Como chances que o País teria perdido, citou o Plano Cruzado, em 1986, que "acabou depois das eleições", e o Real, que "acabou quando se aprovou a tese da reeleição" - outro ataque aos tucanos. "Tudo isso porque um político tem de pensar grande", disse. "E pensar grande não permite que um político pense em si mesmo, pense apenas no seu mandato. Pensar grande obriga o político a pensar o País para daqui a 30 anos, a 40 anos, a 20 anos. É pensar nas futuras gerações e não pensar apenas nas futuras eleições, como habitualmente acontece."

Ele reafirmou que os três grandes projetos de seu governo serão o Programa de Biodiesel, a transposição do Rio São Francisco e a Ferrovia Transnordestina, todos no Nordeste. "O Estado não é nada mais que uma mãe", afirmou. "Mas não uma mãe que faz proselitismo. Uma mãe que se tiver dois filhos vai sempre dar mais atenção para o que está mais fraquinho, mais frágil.

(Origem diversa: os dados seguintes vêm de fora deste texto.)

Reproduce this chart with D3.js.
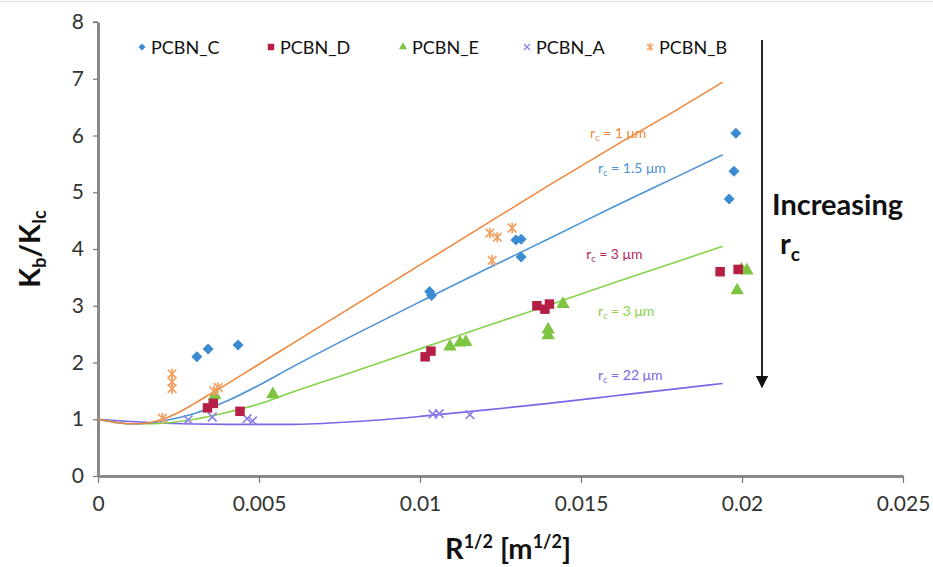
<!DOCTYPE html>
<html>
<head>
<meta charset="utf-8">
<script src="https://cdn.jsdelivr.net/npm/d3@7"></script>
<style>
  html, body { margin: 0; padding: 0; background: #fff; }
  svg { display: block; font-family: Lato, "Open Sans", sans-serif; }
</style>
</head>
<body>
<svg id="chart" width="933" height="567"></svg>
<script>
// Measured points: [R^(1/2) in m^(1/2), Kb/KIc]
const pcbnC = [[0.00307, 2.10], [0.00342, 2.24], [0.00435, 2.31], [0.01030, 3.25], [0.01036, 3.18],
  [0.01298, 4.16], [0.01314, 4.17], [0.01314, 3.86], [0.01981, 6.04], [0.01975, 5.37], [0.01960, 4.88]];
const pcbnD = [[0.00340, 1.20], [0.00358, 1.28], [0.00441, 1.14], [0.01016, 2.10], [0.01034, 2.20],
  [0.01363, 3.00], [0.01388, 2.94], [0.01402, 3.03], [0.01932, 3.60], [0.01988, 3.64]];
const pcbnE = [[0.00363, 1.42], [0.00543, 1.44], [0.01093, 2.28], [0.01124, 2.35], [0.01142, 2.36],
  [0.01444, 3.03], [0.01398, 2.58], [0.01398, 2.48], [0.02015, 3.62], [0.01998, 3.64], [0.01985, 3.27]];
const pcbnA = [[0.00280, 0.99], [0.00355, 1.04], [0.00463, 1.01], [0.00480, 0.97],
  [0.01040, 1.09], [0.01060, 1.10], [0.01155, 1.08]];
const pcbnB = [[0.00200, 1.02], [0.00230, 1.80], [0.00230, 1.66], [0.00230, 1.54], [0.00373, 1.56], [0.00360, 1.50],
  [0.01217, 4.28], [0.01240, 4.21], [0.01286, 4.37], [0.01224, 3.80]];

// Model curves for several process-zone radii r_c
const curveR1 = [[0, 1], [0.0005, 0.95], [0.001, 0.92], [0.0015, 0.93], [0.002, 1.0], [0.0025, 1.12],
  [0.003, 1.28], [0.0035, 1.45], [0.004, 1.62], [0.005, 1.97], [0.006, 2.32], [0.008, 3.02],
  [0.010, 3.72], [0.012, 4.42], [0.014, 5.12], [0.016, 5.8], [0.018, 6.46], [0.0194, 6.94]];
const curveR15 = [[0, 1], [0.0005, 0.95], [0.001, 0.92], [0.0015, 0.93], [0.002, 0.97], [0.003, 1.1],
  [0.004, 1.32], [0.005, 1.6], [0.006, 1.91], [0.008, 2.5], [0.010, 3.07], [0.012, 3.63],
  [0.014, 4.18], [0.016, 4.74], [0.018, 5.28], [0.0194, 5.66]];
const curveR3 = [[0, 1], [0.0005, 0.95], [0.001, 0.92], [0.0015, 0.92], [0.002, 0.93], [0.003, 1.0],
  [0.004, 1.12], [0.005, 1.27], [0.006, 1.47], [0.008, 1.85], [0.010, 2.24], [0.012, 2.63],
  [0.014, 3.01], [0.016, 3.4], [0.018, 3.78], [0.0194, 4.05]];
const curveR22 = [[0, 1], [0.001, 0.96], [0.002, 0.93], [0.004, 0.91], [0.006, 0.91], [0.008, 0.96],
  [0.010, 1.05], [0.012, 1.16], [0.014, 1.28], [0.016, 1.41], [0.018, 1.54], [0.0194, 1.63]];

const xTicks = [0, 0.005, 0.01, 0.015, 0.02, 0.025];
const xTickLabels = ["0", "0.005", "0.01", "0.015", "0.02", "0.025"];
const yTicks = [0, 1, 2, 3, 4, 5, 6, 7, 8];

const col = {
  C: "#3a8bd2", D: "#b51f45", E: "#7cc541", A: "#8c80e6", B: "#f2a064",
  lR1: "#f0883e", lR15: "#4a93d8", lR3: "#86d24a", lR22: "#7b66ea"
};

const svg = d3.select("#chart");
const M = { left: 98, right: 903, top: 22, bottom: 476 };
const x = d3.scaleLinear().domain([0, 0.025]).range([M.left, M.right]);
const y = d3.scaleLinear().domain([0, 8]).range([M.bottom, M.top]);

// faint rule across the top edge
svg.append("line").attr("x1", 0).attr("x2", 933).attr("y1", 1.5).attr("y2", 1.5)
  .attr("stroke", "#e2e2e2").attr("stroke-width", 1);

// Axes
const xAxis = d3.axisBottom(x).tickValues(xTicks).tickFormat((d, i) => xTickLabels[i]).tickSize(7).tickSizeOuter(0);
const gx = svg.append("g").attr("transform", `translate(0,${M.bottom})`).call(xAxis);
gx.select(".domain").attr("stroke", "#8a8a8a").attr("stroke-width", 3);
gx.selectAll(".tick line").attr("stroke", "#777").attr("stroke-width", 1.2);
gx.selectAll(".tick text").attr("font-size", 21).attr("fill", "#333").attr("dy", "1.2em")
  .attr("font-family", "Lato, sans-serif");

const yAxis = d3.axisLeft(y).tickValues(yTicks).tickSize(5).tickSizeOuter(0);
const gy = svg.append("g").attr("transform", `translate(${M.left},0)`).call(yAxis);
gy.select(".domain").attr("stroke", "#8a8a8a").attr("stroke-width", 3);
gy.selectAll(".tick line").attr("stroke", "#777").attr("stroke-width", 1.2).attr("x2", -5);
gy.selectAll(".tick text").attr("font-size", 21).attr("fill", "#333").attr("x", -14)
  .attr("font-family", "Lato, sans-serif");
svg.append("line").attr("x1", M.left - 5).attr("x2", M.left).attr("y1", y(8)).attr("y2", y(8))
  .attr("stroke", "#777").attr("stroke-width", 1.2);

// Model curves
const line = d3.line().x(d => x(d[0])).y(d => y(d[1])).curve(d3.curveMonotoneX);
const curves = [[curveR22, col.lR22], [curveR3, col.lR3], [curveR15, col.lR15], [curveR1, col.lR1]];
curves.forEach(([data, c]) => {
  svg.append("path").datum(data).attr("d", line).attr("fill", "none")
    .attr("stroke", c).attr("stroke-width", 1.6);
});

// Marker shapes
const diamondPath = r => `M0,${-r}L${r},0L0,${r}L${-r},0Z`;
const square = d3.symbol().type(d3.symbolSquare).size(90);
const triangle = d3.symbol().type(d3.symbolTriangle).size(78);

function drawSymbols(data, gen, color) {
  svg.append("g").selectAll("path").data(data).join("path")
    .attr("transform", d => `translate(${x(d[0])},${y(d[1])})`)
    .attr("d", gen).attr("fill", color);
}
function drawCross(data, color, star) {
  const g = svg.append("g").attr("stroke", color).attr("stroke-width", 1.7).attr("fill", "none");
  data.forEach(d => {
    const cx = x(d[0]), cy = y(d[1]), r = 4.3;
    g.append("path").attr("d", `M${cx - r},${cy - r}L${cx + r},${cy + r}M${cx - r},${cy + r}L${cx + r},${cy - r}` +
      (star ? `M${cx},${cy - r - 1}L${cx},${cy + r + 1}` : ""));
  });
}

drawCross(pcbnA, col.A, false);
drawSymbols(pcbnE, triangle, col.E);
drawSymbols(pcbnD, square, col.D);
drawCross(pcbnB, col.B, true);
drawSymbols(pcbnC, () => diamondPath(5.5), col.C);

// Curve labels
const labels = [
  { t: "1 μm", c: col.lR1, px: 0.01528, py: 5.96 },
  { t: "1.5 μm", c: col.lR15, px: 0.01553, py: 5.34 },
  { t: "3 μm", c: "#b8285a", px: 0.01516, py: 3.82 },
  { t: "3 μm", c: col.lR3, px: 0.01553, py: 2.82 },
  { t: "22 μm", c: col.lR22, px: 0.01553, py: 1.69 }
];
labels.forEach(l => {
  const t = svg.append("text").attr("x", x(l.px)).attr("y", y(l.py)).attr("fill", l.c)
    .attr("font-size", 14).attr("font-family", "Lato, sans-serif");
  t.append("tspan").text("r");
  t.append("tspan").text("c").attr("font-size", 9).attr("dy", 3);
  t.append("tspan").text(" = " + l.t).attr("dy", -3);
});

// Legend
const legendItems = [
  { name: "PCBN_C", kind: "diamond", c: col.C, lx: 142 },
  { name: "PCBN_D", kind: "square", c: col.D, lx: 271 },
  { name: "PCBN_E", kind: "triangle", c: col.E, lx: 403 },
  { name: "PCBN_A", kind: "x", c: col.A, lx: 527 },
  { name: "PCBN_B", kind: "star", c: col.B, lx: 650 }
];
const ly = 47;
legendItems.forEach(it => {
  if (it.kind === "diamond") svg.append("path").attr("d", diamondPath(3.5)).attr("transform", `translate(${it.lx},${ly})`).attr("fill", it.c);
  if (it.kind === "square") svg.append("path").attr("d", d3.symbol().type(d3.symbolSquare).size(42)()).attr("transform", `translate(${it.lx},${ly})`).attr("fill", it.c);
  if (it.kind === "triangle") svg.append("path").attr("d", d3.symbol().type(d3.symbolTriangle).size(28)()).attr("transform", `translate(${it.lx},${ly})`).attr("fill", it.c);
  if (it.kind === "x" || it.kind === "star") {
    const r = 3;
    svg.append("path").attr("d", `M${it.lx - r},${ly - r}L${it.lx + r},${ly + r}M${it.lx - r},${ly + r}L${it.lx + r},${ly - r}` +
      (it.kind === "star" ? `M${it.lx},${ly - r - 1}L${it.lx},${ly + r + 1}` : ""))
      .attr("stroke", it.c).attr("stroke-width", 1.3).attr("fill", "none");
  }
  svg.append("text").attr("x", it.lx + 9).attr("y", ly + 6.5).text(it.name)
    .attr("font-size", 18).attr("fill", "#111").attr("font-family", "Lato, sans-serif");
});

// Arrow showing the trend with increasing r_c
svg.append("defs").append("marker").attr("id", "arrowHead").attr("viewBox", "0 0 10 10")
  .attr("refX", 9).attr("refY", 5).attr("markerWidth", 7).attr("markerHeight", 7).attr("orient", "auto")
  .append("path").attr("d", "M0,0L10,5L0,10z").attr("fill", "#111");
svg.append("line").attr("x1", 762).attr("x2", 762).attr("y1", 40).attr("y2", 387)
  .attr("stroke", "#111").attr("stroke-width", 1.8).attr("marker-end", "url(#arrowHead)");
svg.append("text").attr("x", 772).attr("y", 215).text("Increasing")
  .attr("font-size", 29).attr("font-weight", "bold").attr("fill", "#111");
const rc = svg.append("text").attr("x", 780).attr("y", 254).attr("font-size", 29)
  .attr("font-weight", "bold").attr("fill", "#111");
rc.append("tspan").text("r");
rc.append("tspan").text("c").attr("font-size", 19).attr("dy", 7);

// Axis titles
const yt = svg.append("text").attr("transform", `translate(40,${y(4)}) rotate(-90)`)
  .attr("text-anchor", "middle").attr("font-size", 29).attr("font-weight", "bold").attr("fill", "#111");
yt.append("tspan").text("K");
yt.append("tspan").text("b").attr("font-size", 18).attr("dy", 6);
yt.append("tspan").text("/K").attr("dy", -6);
yt.append("tspan").text("Ic").attr("font-size", 18).attr("dy", 6);

const xt = svg.append("text").attr("x", 508).attr("y", 559).attr("text-anchor", "middle")
  .attr("font-size", 29).attr("font-weight", "bold").attr("fill", "#111");
xt.append("tspan").text("R");
xt.append("tspan").text("1/2").attr("font-size", 18).attr("dy", -11);
xt.append("tspan").text(" [m").attr("dy", 11);
xt.append("tspan").text("1/2").attr("font-size", 18).attr("dy", -11);
xt.append("tspan").text("]").attr("dy", 11);
</script>
</body>
</html>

Eu acho que o Nordeste precisa de uma oportunidade que outros Estados tiveram durante todo o século 20." Lula disse que muita gente prefere que os investimentos sejam feitos na parte mais rica do País.

O presidente também pegou "carona" no discurso de Hartung, que o precedeu e disse que no Espírito Santo Lula não encontraria "buttonzinhos com os dizeres o gás é nosso", numa alusão à campanha do governo do Rio para exigir uma refinaria no norte do Estado, que usa o lema "O petróleo é nosso e a refinaria também". O governador disse ainda que o gás extraído em território capixaba "é do Brasil". Lula respondeu que "o petróleo, na verdade, é de 180 milhões de brasileiros."